Gli adattamenti indossano abiti differenti. Shining di Kubrick “eleva” il prodotto originario di King con un ritorno di attenzione straordinario alla versione letteraria, oppure Il Grande Gatsby di Luhrmann osa stravolgere la materia organica del grande classico di Fitzgerald. Meglio corrispondenti, invece, Il deserto dei tartari di Zurlini e Dracula di Coppola. Altre volte, le trasposizioni possono essere una sintesi della forma letteraria e audiovisiva come nel caso de Il Gattopardo di Visconti o de Il racconto dei racconti di Garrone.

Gli studi vagliati mostrano che la semiotica cinematografica nella sua accezione di messa a fuoco del cinema come fenomeno linguistico è ancora possibile se si conoscono i suoi principi di funzionamento e se si ha una chiara ipotesi esplorativa.

Cinema di carta, il fuori campo impossibile

A proposito della versione cinematografica de Il deserto dei tartari, si legge da Cinema di Carta:

la tragedia de Il deserto dei Tartari è la tragedia ontologica del cinema, e nasce dall’impossibilità di filmare il fuori campo, l’unico luogo cioè da cui i soldati della Fortezza Bastiani attendono una risposta certa dell’esistenza del nemico.

Se è vero che la settima arte ci “insegna a desiderare”, come scritto nell’esergo del libro, Cinema di Carta è nella sua natura ossimorica una sollecitudine a familiarizzare con il dettaglio e il fondo, nella consapevolezza del fuori campo impossibile.

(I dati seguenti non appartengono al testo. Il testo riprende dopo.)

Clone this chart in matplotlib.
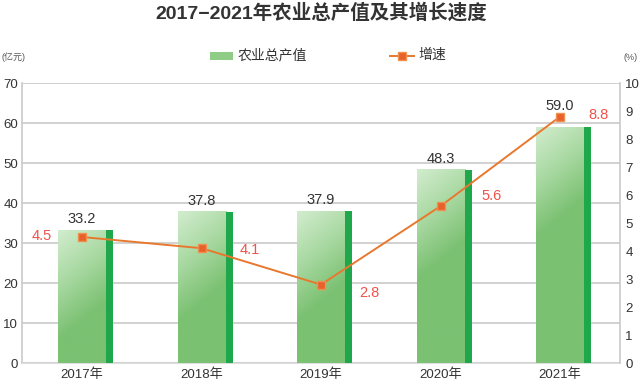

Che si tratti della contraddittorietà di due registri nella forma antitetici o dell’assurdità (?) di voler spiegare “le immagini con le parole”, le analisi proposte trattengono questa tensione di verità e mistero. La natura corporea dello sguardo e dell’oggetto guardato è altresì preservata.

Ecco che nelle pagine di Cinema di Carta l’altro diventa un’ipotesi realistica di fuori campo impossibile, sempre ricercato ma inafferabile. In questo cinema e letteratura sono proprio uguali, nell’intendimento dell’altro come spinta e meta del proprio operare.

Il libro di Manuela Russo è un tentativo ben riuscito di coniugare indagini differenti e coordinate, con l’ingegno e la premura di chi tocca con mano qualcosa di prezioso e adotta la giusta distanza per vederlo meglio.